◆ WHAT YOU SHOULD DO
Make an exact transcription of the material, leaving out all images.

◆ SOURCE MATERIAL
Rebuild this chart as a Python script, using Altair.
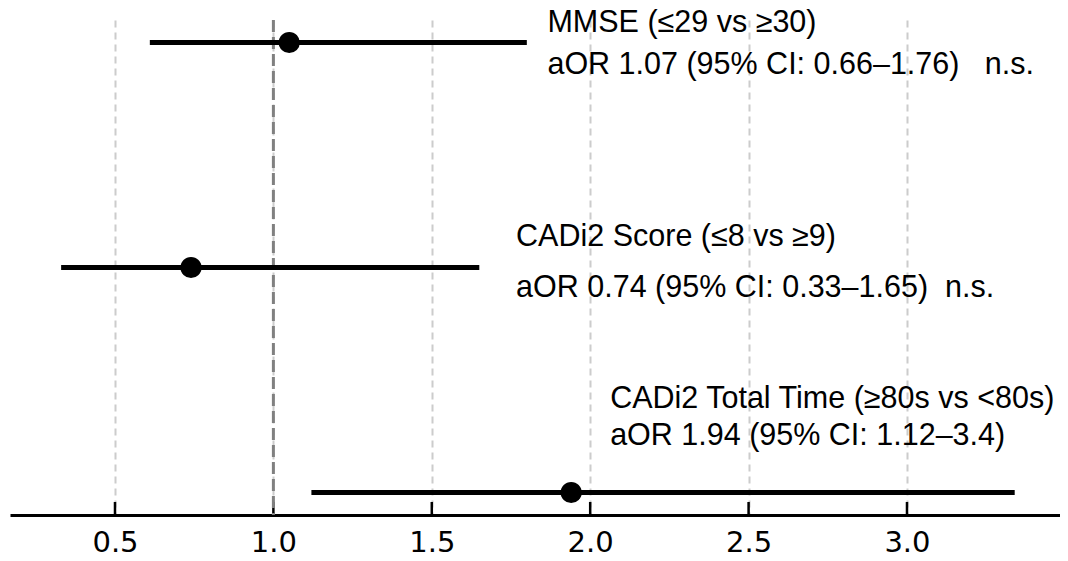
import altair as alt
import pandas as pd

labels = ["MMSE (≤29 vs ≥30)", "CADi2 Score (≤8 vs ≥9)", "CADi2 Total Time (≥80s vs <80s)"]
stats = ["aOR 1.07 (95% CI: 0.66–1.76)\u00a0\u00a0\u00a0n.s.",
         "aOR 0.74 (95% CI: 0.33–1.65)\u00a0\u00a0n.s.",
         "aOR 1.94 (95% CI: 1.12–3.4)"]
ypos = [2, 1, 0]
aor = [1.05, 0.74, 1.94]
lo = [0.61, 0.33, 1.12]
hi = [1.80, 1.65, 3.34]
text_x = [1.865, 1.766, 2.063]
label_y = [2.045, 1.097, 0.374]
stat_y = [1.86, 0.870, 0.211]
ticks = [0.5, 1.0, 1.5, 2.0, 2.5, 3.0]

H = 495

df = pd.DataFrame({"label": labels, "stat": stats, "y": ypos, "aor": aor,
                   "lo": lo, "hi": hi, "tx": text_x, "ly": label_y, "sy": stat_y})

xscale = alt.Scale(domain=[0.1686, 3.483], nice=False, zero=False)
yscale = alt.Scale(domain=[-0.1, 2.1], nice=False, zero=False)

xaxis = alt.Axis(values=ticks, format=".1f", title=None, grid=True,
                 gridColor="#cccccc", gridDash=[7, 5], gridWidth=2,
                 labelFont="DejaVu Sans", labelFontSize=29, labelColor="black",
                 labelPadding=13, domainColor="black", domainWidth=3,
                 ticks=False)

base = alt.Chart(df)

errs = base.mark_rule(color="black", strokeWidth=5).encode(
    x=alt.X("lo:Q", scale=xscale, axis=xaxis),
    x2="hi:Q",
    y=alt.Y("y:Q", scale=yscale, axis=None),
)

ref = alt.Chart(pd.DataFrame({"r": [1.0]})).mark_rule(
    color="#808080", strokeWidth=3, strokeDash=[12, 5]).encode(
    x=alt.X("r:Q", scale=xscale))

tickmarks = alt.Chart(pd.DataFrame({"t": ticks})).mark_rule(
    color="black", strokeWidth=2.5).encode(
    x=alt.X("t:Q", scale=xscale),
    y=alt.value(H - 13), y2=alt.value(H))

pts = base.mark_circle(color="black", opacity=1, size=450).encode(
    x=alt.X("aor:Q", scale=xscale),
    y=alt.Y("y:Q", scale=yscale),
)

txt1 = base.mark_text(align="left", baseline="alphabetic", font="Liberation Sans",
                      fontSize=30.5, color="black").encode(
    x=alt.X("tx:Q", scale=xscale), y=alt.Y("ly:Q", scale=yscale), text="label:N")
txt2 = base.mark_text(align="left", baseline="alphabetic", font="Liberation Sans",
                      fontSize=30.5, color="black").encode(
    x=alt.X("tx:Q", scale=xscale), y=alt.Y("sy:Q", scale=yscale), text="stat:N")

chart = alt.layer(tickmarks, ref, errs, pts, txt1, txt2).properties(
    width=1050, height=H,
    background="white",
    autosize=alt.AutoSizeParams(type="none"),
    padding={"left": 2, "top": 12, "right": 0, "bottom": 46},
).configure_view(stroke=None)

chart.save("out.html", embed_options={"renderer": "svg", "actions": False})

◆ RESPONSE TO THIS TASK
Rebuild this chart as a Python script, using Altair.
import altair as alt
import pandas as pd

labels = ["MMSE (≤29 vs ≥30)", "CADi2 Score (≤8 vs ≥9)", "CADi2 Total Time (≥80s vs <80s)"]
stats = ["aOR 1.07 (95% CI: 0.66–1.76)\u00a0\u00a0\u00a0n.s.",
         "aOR 0.74 (95% CI: 0.33–1.65)\u00a0\u00a0n.s.",
         "aOR 1.94 (95% CI: 1.12–3.4)"]
ypos = [2, 1, 0]
aor = [1.05, 0.74, 1.94]
lo = [0.61, 0.33, 1.12]
hi = [1.80, 1.65, 3.34]
text_x = [1.865, 1.766, 2.063]
label_y = [2.045, 1.097, 0.374]
stat_y = [1.86, 0.870, 0.211]
ticks = [0.5, 1.0, 1.5, 2.0, 2.5, 3.0]

H = 495

df = pd.DataFrame({"label": labels, "stat": stats, "y": ypos, "aor": aor,
                   "lo": lo, "hi": hi, "tx": text_x, "ly": label_y, "sy": stat_y})

xscale = alt.Scale(domain=[0.1686, 3.483], nice=False, zero=False)
yscale = alt.Scale(domain=[-0.1, 2.1], nice=False, zero=False)

xaxis = alt.Axis(values=ticks, format=".1f", title=None, grid=True,
                 gridColor="#cccccc", gridDash=[7, 5], gridWidth=2,
                 labelFont="DejaVu Sans", labelFontSize=29, labelColor="black",
                 labelPadding=13, domainColor="black", domainWidth=3,
                 ticks=False)

base = alt.Chart(df)

errs = base.mark_rule(color="black", strokeWidth=5).encode(
    x=alt.X("lo:Q", scale=xscale, axis=xaxis),
    x2="hi:Q",
    y=alt.Y("y:Q", scale=yscale, axis=None),
)

ref = alt.Chart(pd.DataFrame({"r": [1.0]})).mark_rule(
    color="#808080", strokeWidth=3, strokeDash=[12, 5]).encode(
    x=alt.X("r:Q", scale=xscale))

tickmarks = alt.Chart(pd.DataFrame({"t": ticks})).mark_rule(
    color="black", strokeWidth=2.5).encode(
    x=alt.X("t:Q", scale=xscale),
    y=alt.value(H - 13), y2=alt.value(H))

pts = base.mark_circle(color="black", opacity=1, size=450).encode(
    x=alt.X("aor:Q", scale=xscale),
    y=alt.Y("y:Q", scale=yscale),
)

txt1 = base.mark_text(align="left", baseline="alphabetic", font="Liberation Sans",
                      fontSize=30.5, color="black").encode(
    x=alt.X("tx:Q", scale=xscale), y=alt.Y("ly:Q", scale=yscale), text="label:N")
txt2 = base.mark_text(align="left", baseline="alphabetic", font="Liberation Sans",
                      fontSize=30.5, color="black").encode(
    x=alt.X("tx:Q", scale=xscale), y=alt.Y("sy:Q", scale=yscale), text="stat:N")

chart = alt.layer(tickmarks, ref, errs, pts, txt1, txt2).properties(
    width=1050, height=H,
    background="white",
    autosize=alt.AutoSizeParams(type="none"),
    padding={"left": 2, "top": 12, "right": 0, "bottom": 46},
).configure_view(stroke=None)

chart.save("out.html", embed_options={"renderer": "svg", "actions": False})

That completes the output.